Chaos and Shooting, Houdini and Niagara Forever

This post is about issues working with Chaos destruction, specifically with projectiles.

I ran into the same problem again while working on furniture, and it’s getting frustrating. There’s no clear explanation anywhere on how to properly set this up. In one example, a Master Field is used destruction-quick-start; in another, Cedric Cayo says it’s better to use External Strain Chaos Destruction System | GDC 2025.

There are two main ways to affect Chaos collision and destruction: by using fields, or by applying direct physical impact (of course, using tracing too, but that’s not the case for me).

When using a projectile, the setup is simple at first. You configure everything through Projectile Movement, and it works well until Removal is triggered. After that, the object no longer blocks collision properly, either for the projectile itself or for traces.
With a projectile, it is easy to spawn the fields you need on impact and control the destruction that way. In my case, though, that is not enough because I need the destruction to continue in a consistent way.

It would help if Epic provided more control options for this case instead of effectively removing that interaction.

I would like to have more control for cases like this. There are three destruction behaviors that would be useful.

Persistent destruction — destruction that can continue at any moment whenever needed.
One-time destruction — objects that should become inactive after the first hit. There are many small objects where it is useful to see some dynamic reaction on impact, but after that it is no longer necessary, and it would be better to remove them from memory but leave the objects in the scene.
Partial removal — for example, furniture that can start breaking apart.

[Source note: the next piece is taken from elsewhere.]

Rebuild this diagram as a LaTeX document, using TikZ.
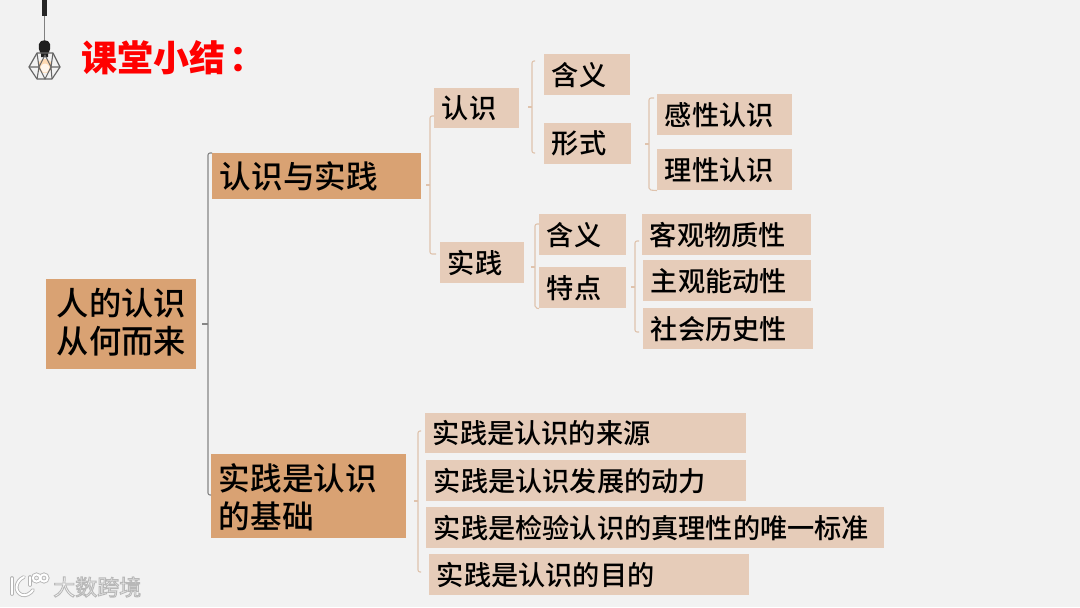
\documentclass[tikz,border=0pt]{standalone}
\usepackage{fontspec}
\setmainfont{Noto Sans CJK SC Medium}
\newfontfamily\cjkbold{Noto Sans CJK SC Black}
\newfontfamily\cjkwm{Noto Sans CJK SC}
\definecolor{pagebg}{HTML}{F2F2F2}
\definecolor{darkbox}{HTML}{D9A273}
\definecolor{lightbox}{HTML}{E6CCB9}
\definecolor{tanline}{HTML}{DFC3AD}
\definecolor{grayline}{HTML}{858585}
\definecolor{wmark}{HTML}{B4B4B4}
\tikzset{
  x=0.75pt,y=-0.75pt,
  basebox/.style={anchor=north west,inner ysep=0pt,inner xsep=5.7pt,align=left,text=black},
  darkitem/.style={basebox,fill=darkbox,font=\fontsize{23.7}{28.5}\selectfont},
  rootitem/.style={darkitem,align=center,font=\fontsize{24.2}{28.5}\selectfont},
  lightitem/.style={basebox,fill=lightbox,font=\fontsize{20.4}{24}\selectfont},
  tanbracket/.style={draw=tanline,line width=0.8pt,rounded corners=1.5pt},
  graybracket/.style={draw=grayline,line width=0.8pt,rounded corners=1.5pt},
  titletext/.style={anchor=west,inner sep=0pt,text=red,font=\cjkbold\fontsize{27}{30}\selectfont},
  wmtext/.style={anchor=west,inner sep=0pt,text=white,font=\cjkwm\fontsize{16.5}{18}\selectfont},
  wmunder/.style={draw=wmark,line width=2.8pt,line cap=round},
  wmover/.style={draw=white,line width=1.5pt,line cap=round},
}
% name, style, x1, y1, x2, y2, text
\newcommand{\itembox}[7]{%
  \pgfmathsetmacro{\itemw}{(#5-#3)*0.75-11.4}%
  \pgfmathsetmacro{\itemh}{(#6-#4)*0.75}%
  \node[#2,text width=\itemw pt,minimum height=\itemh pt] (#1) at (#3,#4) {#7};%
}
\newcommand{\logopath}[1]{%
  \draw[#1] (12,578) -- (12,594);
  \draw[#1] (24,577) .. controls (15,581) and (14,592) .. (22,595) .. controls (26,596) and (30,594) .. (33,590);
  \draw[#1] (30,577) -- (30,585);
  \draw[#1] (36.5,578) ellipse (3.6 and 3.6);
  \draw[#1] (44,578) ellipse (3.6 and 3.6);
}
\begin{document}
\begin{tikzpicture}
\useasboundingbox (0,0) rectangle (1080,607);
\fill[pagebg] (0,0) rectangle (1080,607);

% lamp
\fill[black!85] (42,0) rectangle (47,16);
\draw[gray,line width=0.8pt] (44.5,16) -- (44.5,42);
\fill[white!70!orange] (45,66) circle (7);
\fill[white!92!orange] (45,68) circle (4.5);
\fill[black!88] (41,57) -- (41,54) .. controls (39,50) and (38,47) .. (39,44) .. controls (40,39) and (49,39) .. (50,44) .. controls (51,47) and (50,50) .. (48,54) -- (48,57) -- cycle;
\draw[black!60,line width=0.9pt,line join=round] (37,53) -- (53,53) -- (60,67) -- (52,79) -- (37,79) -- (29,67) -- cycle;
\draw[black!60,line width=0.8pt,line join=round] (37,53) -- (39,67) -- (37,79) (53,53) -- (51,67) -- (52,79) (29,67) -- (39,67) -- (45,79) -- (51,67) -- (60,67) (39,67) -- (45,55) -- (51,67);

\node[titletext] (title) at (81,58) {课堂小结\hspace{3.2pt}：};

% boxes
\itembox{root}{rootitem}{46}{279}{196}{369}{人的认识\\从何而来\rule[-5pt]{0pt}{5pt}}
\itembox{rel}{darkitem}{212}{153}{421}{199}{认识与实践}
\itembox{base}{darkitem}{211}{454}{406}{538}{\rule{0pt}{22pt}实践是认识\\的基础}
\itembox{ren}{lightitem}{434}{88}{519}{128}{认识}
\itembox{shi}{lightitem}{440}{242}{524}{283}{实践}
\itembox{hy1}{lightitem}{544}{54}{630}{95}{含义}
\itembox{xs}{lightitem}{544}{123}{631}{164}{形式}
\itembox{gx}{lightitem}{657}{94}{792}{135}{感性认识}
\itembox{lx}{lightitem}{657}{149}{792}{190}{理性认识}
\itembox{hy2}{lightitem}{539}{214}{626}{255}{含义}
\itembox{td}{lightitem}{539}{267}{626}{308}{特点}
\itembox{kg}{lightitem}{642}{214}{811}{255}{客观物质性}
\itembox{zg}{lightitem}{643}{260}{811}{301}{主观能动性}
\itembox{sh}{lightitem}{643}{308}{813}{349}{社会历史性}
\itembox{b1}{lightitem}{425}{413}{746}{453}{实践是认识的来源}
\itembox{b2}{lightitem}{426}{460}{746}{501}{实践是认识发展的动力}
\itembox{b3}{lightitem}{426}{507}{884}{548}{实践是检验认识的真理性的唯一标准}
\itembox{b4}{lightitem}{429}{554}{749}{595}{实践是认识的目的}

% brackets: a bar with a stub towards the parent and ends towards the children
\draw[graybracket] (rel.north west) -| (208,495) -- (base.west |- 0,495);
\draw[graybracket,rounded corners=0pt] (202,324) -- (208,324);
\draw[tanbracket] (ren.west |- 0,116) -| (430,254) -- (436,254);
\draw[tanbracket,rounded corners=0pt] (426,185) -- (430,185);
\draw[tanbracket] (535,61) -| (532,153) -- (535,153);
\draw[tanbracket,rounded corners=0pt] (528,107) -- (532,107);
\draw[tanbracket] (654,98) -| (649,190) -- (lx.south west);
\draw[tanbracket,rounded corners=0pt] (645,144) -- (649,144);
\draw[tanbracket] (hy2.west |- 0,224) -| (535,308) -- (td.south west);
\draw[tanbracket,rounded corners=0pt] (531,267) -- (535,267);
\draw[tanbracket] (639,241) -| (635,332) -- (639,332);
\draw[tanbracket,rounded corners=0pt] (631,287) -- (635,287);
\draw[tanbracket] (421,431) -| (418,572) -- (421,572);
\draw[tanbracket,rounded corners=0pt] (414,501) -- (418,501);

% watermark
\logopath{wmunder}
\logopath{wmover}
\node[wmtext] (wm) at (53,587) {\special{pdf:code 2 Tr 0.7 w 0.72 G}大数跨境\special{pdf:code 0 Tr}};
\end{tikzpicture}
\end{document}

It would look strange if the whole object disappeared from the scene after the first hit and left the room empty, but I also would not want it to stay fully active in memory forever. After the first hit and partial removal of some broken parts, it would be useful to either disable collision on the remaining object or switch it to kinematic. At the same time, I would not want that furniture to become inactive immediately.

Chaos already has three collision states during destruction: the main collision, cluster collision, and piece collision. It would be nice if we could optimize cluster collisions based on a set of boxes rather than their convex hulls, but right now, optimizing using boxes seems odd—a single box covers a single object and isn’t ideally oriented. It would also be useful to keep an object in the scene for some time after destruction, and then, instead of deleting it completely, just disable its collision and leave it in the level as a static mesh.

The second option, aside from traces, is to use a collision object with physics enabled. This feels like the least stable solution. I am not sure studios making shooters actually rely on real physics for projectile behavior, but since there is no better alternative, I am currently following the approach shown in Epic’s Content Examples.

In simple terms, that setup is: enable physics, add velocity, assign a physical material, disable physics on hit, then remove the object.

The problem is that it behaves odd. With a medium-sized projectile, around the size of a character’s head, it can take anywhere from one to four hits to reliably break part of the target when using only the object’s physical impact. If I double the size, the destruction becomes much stronger and can take out half a column in one hit.

This becomes even harder when different destructible objects need to react in a similar way. For example, a small projectile may fail to break a column on the first hit, while the same object pushes furniture instead of damaging it. If I increase the size, then half the column explodes and the furniture is over-destroyed as well.

Using fields seems like the most logical and stable method, but in my tests Apply External Strain does not work correctly for a physical object on hit, and I still do not know why. FS_MasterField is also difficult to control: at around 0.5 scale it does nothing, and at 0.8 it almost explodes the whole object.

The main goal is not to make it feel like the object is being hit by a large rock. It should feel more like a blaster shot: break connections in a small impact radius, push the broken pieces slightly in different directions, and maybe tip the object a little instead of blowing it apart.

Basically, in this case, I’ll have to—I certainly wanted to avoid it, but I just need to generate as many Projectile variants as possible, including all fields, test them all, and then choose the most stable option.
For now, I’m switching to another project I’ve been working on alongside this one for the past few weeks, and I’ll come back later to continue.